Les formes adoptées pour les poutres des grandes charpentes ne sont pas plus heureuses ; le treillis est quelque chose d’assez laid et il peut même être physiologiquement détestable, lorsque l’œil est obligé de supporter la vue de plusieurs fermes placées l’une derrière l’autre ; ces réseaux causent une fatigue bien désagréable. De plus, cette combinaison est très pauvre, elle accuse un mépris antiartistique pour la main-d’œuvre. On oublie trop, de nos jours, que toute grande école d’architecture a pour principe de faire ressortir la perfection du travail humain : les Grecs et les gothiques ont respecté cette règle[2].

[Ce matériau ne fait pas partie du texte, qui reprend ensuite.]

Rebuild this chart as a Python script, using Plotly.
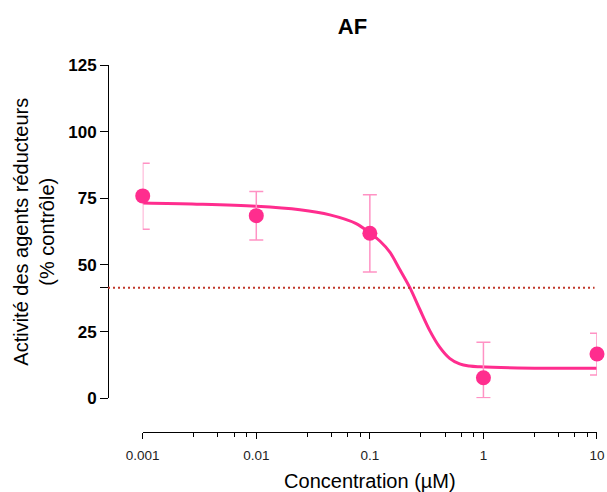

Mais nous condamnons cette forme surtout au point de vue psychophysique, comme inintelligible. Ceci demande quelques explications.

Nous avons peu de grandes serrureries du moyen âge ; celles que l’on connaît datent presque toutes du xve siècle ; mais à cette époque les principes commençaient à être oubliés ; cependant on peut encore trouver dans ces exemples les éléments d’une analyse esthétique.

Viollet-le-Duc[3], malgré la pénétration de son esprit, n’a pu se rendre compte des principes appliqués ; il a, lui-même, proposé des combinaisons sans valeur réelle, basées uniquement sur le dessin décoratif. L’erreur du savant critique provient de ce qu’il n’avait qu’une notion vague des analyses psycho-physiques.

Tout le monde trouve que les constructions métalliques sont froides ; mais encore faudrait-il savoir ce que veut dire ce mot d’argot. On ne leur enlèvera pas la froideur en employant des appareils décoratifs. Rien n’est plus misérable, par exemple, que de grandes poutres dont l’âme a été évidée ou dorée : elles sont aussi froides qu’un cadavre orné de bijoux.

Ce qu’il faut donner à ces constructions, c’est l’intelligibilité vitale et c’est ce qu’ont fait souvent les artisans du xve siècle. Supposons un carré formé de barres métalliques ; on pourra le rendre rigide au moyen de tringles clouées sur les angles ou d’une croix de Saint-André ; mais ces formes ne nous disent rien, elles n’ont de sens que

  1. Viollet-le-Duc (Dictionnaire, t.  VIII, p. 314 et suivantes) donne de remarquables exemples de travaux de ce genre. La colonne du tombeau de Maximilien (p. 359) aurait pu inspirer nos modernes constructeurs.
  2. Les Grecs exigeaient une exécution parfaite dans leurs édifices ; les églises de Syrie, construites au ve et au vie siècle, ont leurs parements bien taillés. Les Grecs de ce temps avaient conservé un sentiment extraordinaire de l’art.
  3. Entretiens, t.  II, p. 126-130.